When you were a kid, what did you want to be when you grew up?
As a child, I was a bit of a handful, always buzzing with curiosity and pestering everyone with my favorite question: why? My interest in math and science was evident from an early age. I had a talent for disassembling toys to discover their secrets. Fast forward to now, and one of the most enjoyable aspects of my job as a research assistant is tinkering with new gadgets and fine-tuning equipment to meet our fieldwork requirements.
What would you consider to be your greatest challenge entering this field?
My most significant challenge in navigating the complexities of this field is maintaining a state of balance. Juggling the roles of a full-time student, a research assistant , and an ongoing effort to polish up my resume, all while caring for my loved ones, can be a tightrope walk. The danger of biting off more than I can chew and destroying my work-life balance is real. Fortunately, I have a strong support system with people who not only agree with my decisions but also offer encouragement on difficult days.
Do you have any advice for someone looking to follow a similar path?

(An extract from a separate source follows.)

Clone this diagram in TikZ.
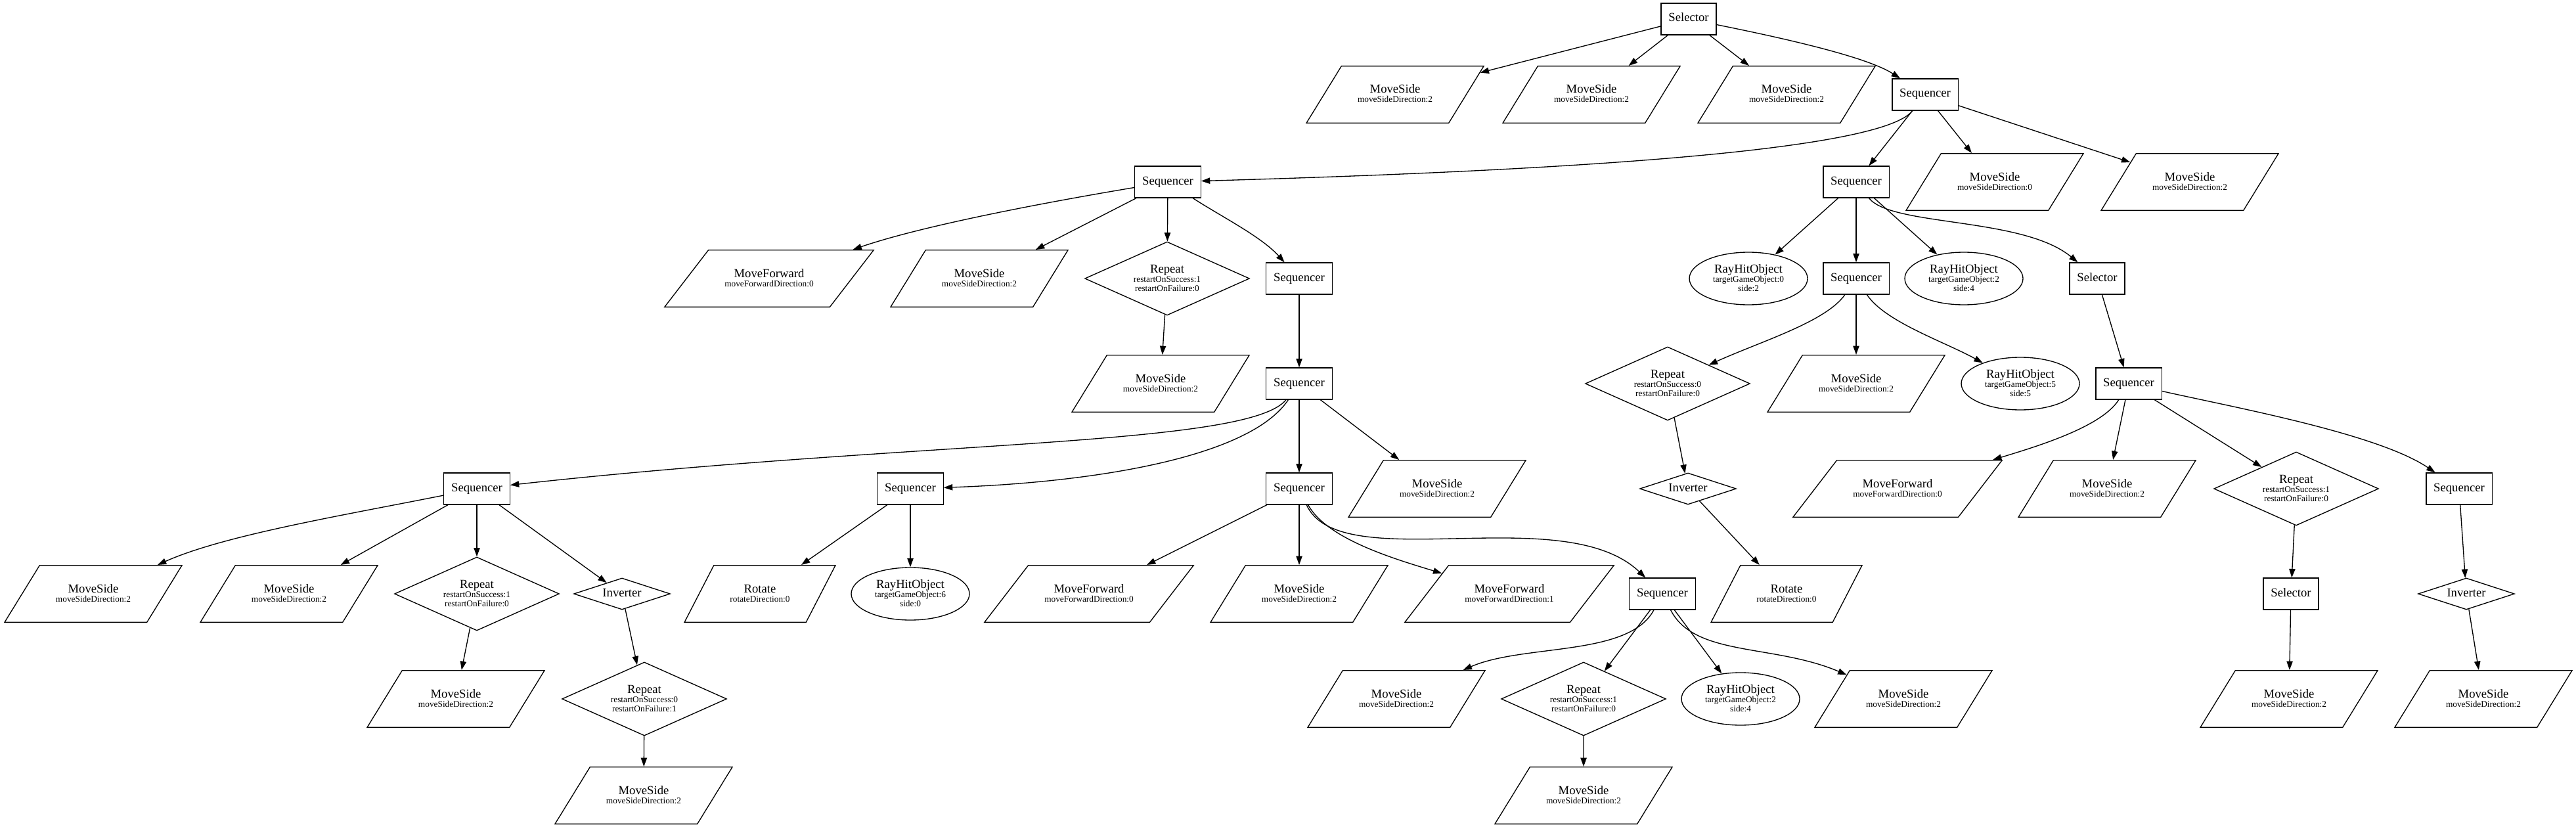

There are plenty of opportunities, and your team of supporters is out there; all you need to do is choose a direction and give it your all. You should expect disappointments and setbacks from time to time, but your best ally is perseverance. Remember, if you don't ask, the answer is always no! I actively looked for a mentor, pursued financial support, and landed volunteer jobs to gain experience; all by asking for a chance. Those simple questions helped me get to where I am now. Another essential component is flexibility. Having a general idea of what you want to specialize in, but being willing to take advantage of any opportunity to expand your knowledge in that or a related field. The ability to adapt is your most powerful tool.
What's next for your ocean studies and career?
Finishing the bachelor's journey and transitioning into the master's territory. My sights are set on continuing my research, specifically delving deeper into initiatives centered on restoration and resilience. It's all about riding the academic wave while contributing meaningfully to the field!